Directive: Begin with the first line and repeat exactly through the line containing "return (H - mb - y) / ph"; leave every image out.

Input records:
============

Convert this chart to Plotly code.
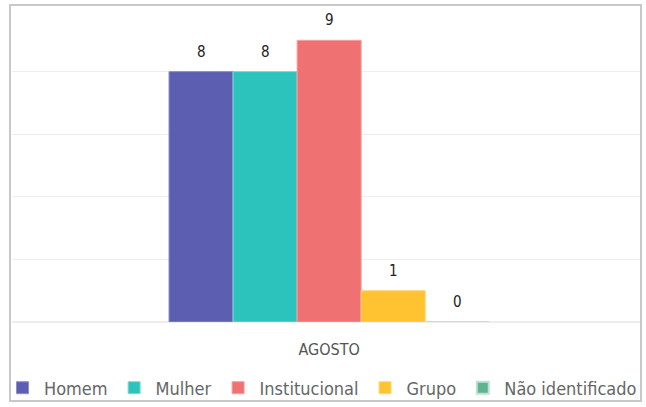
import plotly.graph_objects as go

categories = ["AGOSTO"]
series_names = ["Homem", "Mulher", "Institucional", "Grupo", "Não identificado"]
series_values = [[8], [8], [9], [1], [0]]
colors = ["#5C5FB1", "#2BC3BC", "#F07171", "#FFC331", "#5EB48C"]
line_colors = ["#8E90CB", "#7FDAD5", "#F5A0A0", "#FFD77A", "#BFE3D2"]
line_widths = [1, 1, 1, 1, 2]

FONT = "DejaVu Sans Condensed, Liberation Sans Narrow, Roboto, sans-serif"

W, H = 646, 407
ml, mr, mt, mb = 12, 6, 9, 85
pw, ph = W - ml - mr, H - mt - mb
BARGAP = 0.49
XRANGE = [-0.505, 0.495]
n = len(series_names)
bar_px = pw * (1 - BARGAP) / n / (XRANGE[1] - XRANGE[0])

fig = go.Figure()
annotations = []
for i, (name, vals, c, lc, lw) in enumerate(zip(series_names, series_values, colors, line_colors, line_widths)):
    fig.add_trace(go.Bar(
        x=categories, y=vals, name=name,
        marker=dict(color=c, line=dict(color=lc, width=lw)),
        hoverinfo="skip",
    ))
    for cat, v in zip(categories, vals):
        annotations.append(dict(
            x=cat, y=v, xref="x", yref="y", text=str(v), showarrow=False,
            xanchor="center", yanchor="bottom", yshift=9,
            xshift=(i - (n - 1) / 2) * bar_px,
            font=dict(size=15, color="#222222", family=FONT),
        ))

def px(x):
    return (x - ml) / pw

def py(y):
    return (H - mb - y) / ph

fig.update_layout(
    width=W, height=H,
    margin=dict(l=ml, r=mr, t=mt, b=mb, autoexpand=False),
    paper_bgcolor="white", plot_bgcolor="white",
    barmode="group", bargap=BARGAP, bargroupgap=0,
    font=dict(family=FONT, color="#555555"),
    showlegend=True,
    legend=dict(orientation="h", x=px(1), xanchor="left", y=py(388), yanchor="middle",
                font=dict(size=18, color="#666666", family=FONT),
                itemwidth=33, traceorder="normal", bgcolor="rgba(0,0,0,0)"),
    xaxis=dict(showgrid=False, showline=False, zeroline=False, ticks="",
               range=XRANGE,
               tickfont=dict(size=16, color="#555555", family=FONT), ticklabelstandoff=16),
    yaxis=dict(range=[0, 10], dtick=2, showticklabels=False, gridcolor="#EDEDED",
               gridwidth=1, zeroline=True, zerolinecolor="#EDEDED", showline=False),
    annotations=annotations,
    shapes=[dict(type="rect", xref="paper", yref="paper",
                 x0=px(10), x1=px(641), y0=py(401), y1=py(5),
                 line=dict(color="#C8C8C8", width=2), fillcolor="rgba(0,0,0,0)", layer="above")],
)

fig.write_html("out.html", config={"displayModeBar": False},
               post_script="document.body.style.margin='0px';")
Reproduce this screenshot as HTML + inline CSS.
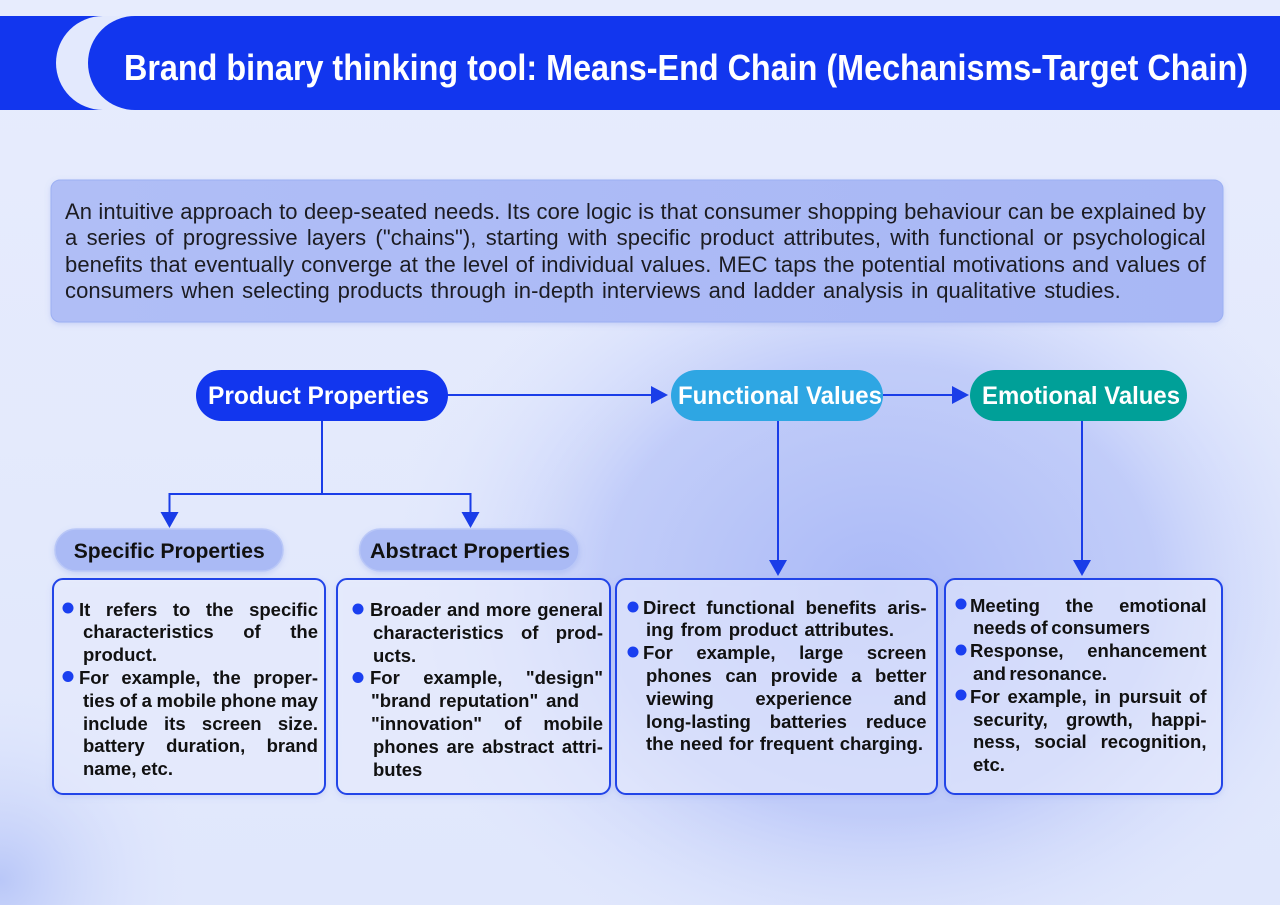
<!DOCTYPE html>
<html><head><meta charset="utf-8">
<style>
html,body{margin:0;padding:0;}
body{width:1280px;height:905px;position:relative;overflow:hidden;background:#e6ebfd;font-family:"Liberation Sans",sans-serif;}
svg{position:absolute;left:0;top:0;}
.l{position:absolute;height:23px;line-height:23px;font-weight:bold;font-size:18.5px;color:#111;white-space:nowrap;}
.j{display:flex;justify-content:space-between;}
.j span{white-space:nowrap;}
.d{position:absolute;height:26px;line-height:26px;font-size:22px;letter-spacing:0.1px;color:#1c1c22;white-space:nowrap;}
</style></head>
<body>
<svg width="1280" height="905" viewBox="0 0 1280 905" xmlns="http://www.w3.org/2000/svg">
<defs>
<linearGradient id="bg" x1="0" y1="0" x2="0" y2="1">
<stop offset="0" stop-color="#e7ecfd"/><stop offset="1" stop-color="#e0e7fc"/>
</linearGradient>
<radialGradient id="g1" cx="880" cy="590" r="460" gradientUnits="userSpaceOnUse" gradientTransform="translate(880 590) scale(1.1 0.9) translate(-880 -590)">
<stop offset="0" stop-color="#aab9f7" stop-opacity="1"/>
<stop offset="0.55" stop-color="#b6c3f8" stop-opacity="0.75"/>
<stop offset="1" stop-color="#e3e9fd" stop-opacity="0"/>
</radialGradient>
<radialGradient id="g2" cx="0" cy="880" r="210" gradientUnits="userSpaceOnUse">
<stop offset="0" stop-color="#b9c7f8" stop-opacity="1"/>
<stop offset="1" stop-color="#e3e9fd" stop-opacity="0"/>
</radialGradient>
<linearGradient id="desc" x1="0" y1="0" x2="1" y2="0">
<stop offset="0" stop-color="#b0bef6"/><stop offset="1" stop-color="#a8b7f5"/>
</linearGradient>
<filter id="sh" x="-10%" y="-20%" width="120%" height="150%">
<feDropShadow dx="0" dy="2" stdDeviation="3" flood-color="#6f86e0" flood-opacity="0.25"/>
</filter>
</defs>
<rect width="1280" height="905" fill="url(#bg)"/>
<rect width="1280" height="905" fill="url(#g1)"/>
<rect width="1280" height="905" fill="url(#g2)"/>

<!-- header -->
<rect x="0" y="16" width="120" height="94" fill="#1236ee"/>
<path d="M103 16 H1280 V110 H103 A47 47 0 0 1 103 16 Z" fill="#e3e9fd"/>
<path d="M135 16 H1280 V110 H135 A47 47 0 0 1 135 16 Z" fill="#1236ee"/>
<text x="124" y="80" font-family="Liberation Sans, sans-serif" font-weight="bold" font-size="36" fill="#ffffff" textLength="1124" lengthAdjust="spacingAndGlyphs">Brand binary thinking tool: Means-End Chain (Mechanisms-Target Chain)</text>

<!-- description box -->
<rect x="51" y="180" width="1172" height="142" rx="9" fill="url(#desc)" stroke="#9cb0f3" stroke-width="1" filter="url(#sh)"/>

<!-- connectors -->
<g stroke="#1a3de8" stroke-width="2" fill="none">
<line x1="447" y1="395" x2="653" y2="395"/>
<line x1="883" y1="395" x2="953" y2="395"/>
<polyline points="322,421 322,494"/>
<polyline points="169.5,513 169.5,494 470.5,494 470.5,513"/>
<line x1="778" y1="421" x2="778" y2="561"/>
<line x1="1082" y1="421" x2="1082" y2="561"/>
</g>
<g fill="#1a3de8">
<polygon points="651,386 668,395 651,404"/>
<polygon points="952,386 969,395 952,404"/>
<polygon points="160.5,512 178.5,512 169.5,528"/>
<polygon points="461.5,512 479.5,512 470.5,528"/>
<polygon points="769,560 787,560 778,576"/>
<polygon points="1073,560 1091,560 1082,576"/>
</g>

<!-- main nodes -->
<rect x="196" y="370" width="252" height="51" rx="25.5" fill="#1236ee"/>
<rect x="671" y="370" width="212" height="51" rx="25.5" fill="#2ea6e3"/>
<rect x="970" y="370" width="217" height="51" rx="25.5" fill="#00a098"/>
<g font-family="Liberation Sans, sans-serif" font-weight="bold" font-size="25" fill="#ffffff">
<text x="208" y="404" textLength="221" lengthAdjust="spacingAndGlyphs">Product Properties</text>
<text x="678" y="404" textLength="204" lengthAdjust="spacingAndGlyphs">Functional Values</text>
<text x="982" y="404" textLength="198" lengthAdjust="spacingAndGlyphs">Emotional Values</text>
</g>

<!-- sub nodes -->
<rect x="55" y="529" width="228" height="42" rx="21" fill="#aabaf5" stroke="#b9c7f7" stroke-width="1.5" filter="url(#sh)"/>
<rect x="359.5" y="529" width="219.5" height="42" rx="21" fill="#aabaf5" stroke="#b9c7f7" stroke-width="1.5" filter="url(#sh)"/>
<g font-family="Liberation Sans, sans-serif" font-weight="bold" font-size="21.5" fill="#111">
<text x="73.7" y="558" textLength="191" lengthAdjust="spacingAndGlyphs">Specific Properties</text>
<text x="370" y="558" textLength="200" lengthAdjust="spacingAndGlyphs">Abstract Properties</text>
</g>

<!-- boxes -->
<g stroke="#2445e8" stroke-width="2" fill="#eef2ff" fill-opacity="0.55" filter="url(#sh)">
<rect x="53" y="579" width="272" height="215" rx="10"/>
<rect x="337" y="579" width="273" height="215" rx="10"/>
<rect x="616" y="579" width="321" height="215" rx="10"/>
<rect x="945" y="579" width="277" height="215" rx="10"/>
</g>

<!-- bullets -->
<g fill="#1a3ff0">
<circle cx="68" cy="608" r="5.5"/>
<circle cx="68" cy="676.5" r="5.5"/>
<circle cx="358" cy="609" r="5.5"/>
<circle cx="358" cy="677.5" r="5.5"/>
<circle cx="633" cy="607" r="5.5"/>
<circle cx="633" cy="652" r="5.5"/>
<circle cx="961" cy="604" r="5.5"/>
<circle cx="961" cy="650" r="5.5"/>
<circle cx="961" cy="695" r="5.5"/>
</g>
</svg>

<!-- description text -->
<div class="d j" style="left:65px;top:199px;width:1141px;"><span>An</span><span>intuitive</span><span>approach</span><span>to</span><span>deep-seated</span><span>needs.</span><span>Its</span><span>core</span><span>logic</span><span>is</span><span>that</span><span>consumer</span><span>shopping</span><span>behaviour</span><span>can</span><span>be</span><span>explained</span><span>by</span></div>
<div class="d j" style="left:65px;top:225.3px;width:1141px;"><span>a</span><span>series</span><span>of</span><span>progressive</span><span>layers</span><span>("chains"),</span><span>starting</span><span>with</span><span>specific</span><span>product</span><span>attributes,</span><span>with</span><span>functional</span><span>or</span><span>psychological</span></div>
<div class="d j" style="left:65px;top:251.7px;width:1141px;"><span>benefits</span><span>that</span><span>eventually</span><span>converge</span><span>at</span><span>the</span><span>level</span><span>of</span><span>individual</span><span>values.</span><span>MEC</span><span>taps</span><span>the</span><span>potential</span><span>motivations</span><span>and</span><span>values</span><span>of</span></div>
<div class="d j" style="left:65px;top:278px;width:1056px;"><span>consumers</span><span>when</span><span>selecting</span><span>products</span><span>through</span><span>in-depth</span><span>interviews</span><span>and</span><span>ladder</span><span>analysis</span><span>in</span><span>qualitative</span><span>studies.</span></div>

<!-- box 1 -->
<div class="l j" style="left:79px;top:597.5px;width:239px;"><span>It</span><span>refers</span><span>to</span><span>the</span><span>specific</span></div>
<div class="l j" style="left:83px;top:620.3px;width:235px;"><span>characteristics</span><span>of</span><span>the</span></div>
<div class="l" style="left:83px;top:643.1px;">product.</div>
<div class="l j" style="left:79px;top:665.9px;width:239px;"><span>For</span><span>example,</span><span>the</span><span>proper-</span></div>
<div class="l j" style="left:83px;top:688.7px;width:235px;"><span>ties</span><span>of</span><span>a</span><span>mobile</span><span>phone</span><span>may</span></div>
<div class="l j" style="left:83px;top:711.5px;width:235px;"><span>include</span><span>its</span><span>screen</span><span>size.</span></div>
<div class="l j" style="left:83px;top:734.3px;width:235px;"><span>battery</span><span>duration,</span><span>brand</span></div>
<div class="l j" style="left:83px;top:757.1px;width:90px;"><span>name,</span><span>etc.</span></div>

<!-- box 2 -->
<div class="l j" style="left:370px;top:598px;width:233px;"><span>Broader</span><span>and</span><span>more</span><span>general</span></div>
<div class="l j" style="left:373px;top:620.8px;width:230px;"><span>characteristics</span><span>of</span><span>prod-</span></div>
<div class="l" style="left:373px;top:643.6px;">ucts.</div>
<div class="l j" style="left:370px;top:666.4px;width:233px;"><span>For</span><span>example,</span><span>"design"</span></div>
<div class="l j" style="left:371px;top:689.2px;width:208px;"><span>"brand</span><span>reputation"</span><span>and</span></div>
<div class="l j" style="left:371px;top:712px;width:232px;"><span>"innovation"</span><span>of</span><span>mobile</span></div>
<div class="l j" style="left:373px;top:734.8px;width:230px;"><span>phones</span><span>are</span><span>abstract</span><span>attri-</span></div>
<div class="l" style="left:373px;top:757.6px;">butes</div>

<!-- box 3 -->
<div class="l j" style="left:643px;top:595.5px;width:283.5px;"><span>Direct</span><span>functional</span><span>benefits</span><span>aris-</span></div>
<div class="l j" style="left:646px;top:618.3px;width:248px;"><span>ing</span><span>from</span><span>product</span><span>attributes.</span></div>
<div class="l j" style="left:643px;top:641.1px;width:283.5px;"><span>For</span><span>example,</span><span>large</span><span>screen</span></div>
<div class="l j" style="left:646px;top:663.9px;width:280.5px;"><span>phones</span><span>can</span><span>provide</span><span>a</span><span>better</span></div>
<div class="l j" style="left:646px;top:686.7px;width:280.5px;"><span>viewing</span><span>experience</span><span>and</span></div>
<div class="l j" style="left:646px;top:709.5px;width:280.5px;"><span>long-lasting</span><span>batteries</span><span>reduce</span></div>
<div class="l j" style="left:646px;top:732.3px;width:277px;"><span>the</span><span>need</span><span>for</span><span>frequent</span><span>charging.</span></div>

<!-- box 4 -->
<div class="l j" style="left:970px;top:593.5px;width:236.5px;"><span>Meeting</span><span>the</span><span>emotional</span></div>
<div class="l j" style="left:973px;top:616.3px;width:177px;"><span>needs</span><span>of</span><span>consumers</span></div>
<div class="l j" style="left:970px;top:639.1px;width:236.5px;"><span>Response,</span><span>enhancement</span></div>
<div class="l j" style="left:973px;top:661.9px;width:134px;"><span>and</span><span>resonance.</span></div>
<div class="l j" style="left:970px;top:684.7px;width:236.5px;"><span>For</span><span>example,</span><span>in</span><span>pursuit</span><span>of</span></div>
<div class="l j" style="left:973px;top:707.5px;width:233.5px;"><span>security,</span><span>growth,</span><span>happi-</span></div>
<div class="l j" style="left:973px;top:730.3px;width:233.5px;"><span>ness,</span><span>social</span><span>recognition,</span></div>
<div class="l" style="left:973px;top:753.1px;">etc.</div>
</body></html>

============

The output:
Convert this chart to Plotly code.
import plotly.graph_objects as go

categories = ["AGOSTO"]
series_names = ["Homem", "Mulher", "Institucional", "Grupo", "Não identificado"]
series_values = [[8], [8], [9], [1], [0]]
colors = ["#5C5FB1", "#2BC3BC", "#F07171", "#FFC331", "#5EB48C"]
line_colors = ["#8E90CB", "#7FDAD5", "#F5A0A0", "#FFD77A", "#BFE3D2"]
line_widths = [1, 1, 1, 1, 2]

FONT = "DejaVu Sans Condensed, Liberation Sans Narrow, Roboto, sans-serif"

W, H = 646, 407
ml, mr, mt, mb = 12, 6, 9, 85
pw, ph = W - ml - mr, H - mt - mb
BARGAP = 0.49
XRANGE = [-0.505, 0.495]
n = len(series_names)
bar_px = pw * (1 - BARGAP) / n / (XRANGE[1] - XRANGE[0])

fig = go.Figure()
annotations = []
for i, (name, vals, c, lc, lw) in enumerate(zip(series_names, series_values, colors, line_colors, line_widths)):
    fig.add_trace(go.Bar(
        x=categories, y=vals, name=name,
        marker=dict(color=c, line=dict(color=lc, width=lw)),
        hoverinfo="skip",
    ))
    for cat, v in zip(categories, vals):
        annotations.append(dict(
            x=cat, y=v, xref="x", yref="y", text=str(v), showarrow=False,
            xanchor="center", yanchor="bottom", yshift=9,
            xshift=(i - (n - 1) / 2) * bar_px,
            font=dict(size=15, color="#222222", family=FONT),
        ))

def px(x):
    return (x - ml) / pw

def py(y):
    return (H - mb - y) / ph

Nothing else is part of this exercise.